Fast fashion is an industry ensnared in labor issues and copyright problems, and it has an immense environmental impact due to its wastewater and carbon emissions. It also happens to have the potential to make a lot of money, fast.
But despite all these issues, VCs won’t stop loving the sector.
On Wednesday, my colleague Manish Singh wrote a scoop about a potential Accel investment into Newme, a fast-fashion startup based in India. Newme is an app-based retailer that produces 500 new items a week with an average price tag of $10. This news comes just a week after the company closed a seed round.
Accel and Newme did not respond to requests for comment.
Newme looks very much like many other VC-backed fast-fashion startups like Shein, which has raised $4 billion, and Cider, an Andreessen Horowitz–backed startup valued at $1 billion. Cider says it’s on-demand inventory makes it a more ethical fast-fashion option. That’s up for debate, though.
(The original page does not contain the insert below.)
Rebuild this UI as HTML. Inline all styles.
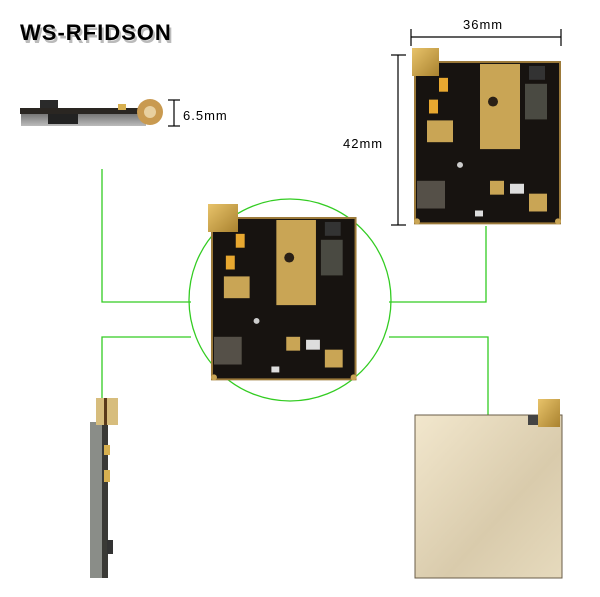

Accel’s potential investment into Newme stood out to me for a few reasons, the largest of which is that I’m just not really sure why VCs back these companies.
Fast-fashion companies gained rapid popularity and large followings because of their ability to bring clothes from the runway to your local department store in record time. But the fact is that often, they can only churn out clothes so quickly by cutting corners. The only way to make this strategy work is by using cheap materials and cheap — and likely underpaid — labor, and in many cases, by copying designs.
This concept is nothing new. H&M, Zara and Primark have been around for a long time and are no strangers to controversy. H&M and Primark have been sued for greenwashing — H&M had one lawsuit dismissed, but the other is ongoing, while Primark has been sued for allegedly ripping off designs from Vans. H&M has also been tied to potential labor violations.
And yet, VCs find no fault in funding the next breed of these companies. Rinse and repeat.
Shein has faced scrutiny for allegedly using forced labor to make its products, and it’s also been hit with lawsuits alleging copyright infringement for ripping off designs. Cider has also been accused of copying designs, not in court, but on social media and by designers.
Accusations like these hurt brands. And even the perception of labor and copyright malpractice can open a company up to a slew of legal battles that will be costly, regardless of whether they end up getting charged. In the worst case, if such allegations are proven true, they would result in VC money being parked in an unethical business, which isn’t really a great look. I’d love to know what LPs think if and when that happens.
Of course, there is also the environmental impact that these companies have. The fast-fashion industry generates more pollution than the aero and maritime industries combined each year. I’m not saying that every VC needs to exclusively invest in carbon credits and clean energy startups, but their money would be far better spent on startups that are not actively making the environment worse. In 2024, you could even argue that it’s tone deaf.
As environmental regulation continues to get stricter across the world, fast-fashion companies need to take a moment to reexamine their priorities. If they don’t get greener fast, they are setting themselves up to potentially being forced to change their sourcing and business practices. That would be costly and could be enough to cause a change in strategy.
Investing in these companies also bets against consumer trends. Sure, investing in the apparel and retail industry is always a bit of a gamble since it’s hard to predict where consumers will head next, but ethical consumption has been a growing movement for more than a decade. People want to know they are getting an ethically sourced and produced product, and their ranks are ballooning.
Fast fashion, of course, does make a lot of money in the short-term, so I get why VCs are swarming — that’s capitalism, baby! But in many ways, these companies seem to be more troublesome than they are worth. Plus, backing a company that isn’t 100% ethical sends a clear message about the beliefs a firm espouses.
VCs may not be able to stop the fast-fashion industry, but maybe it’s time they thought more about the consequences of funding it.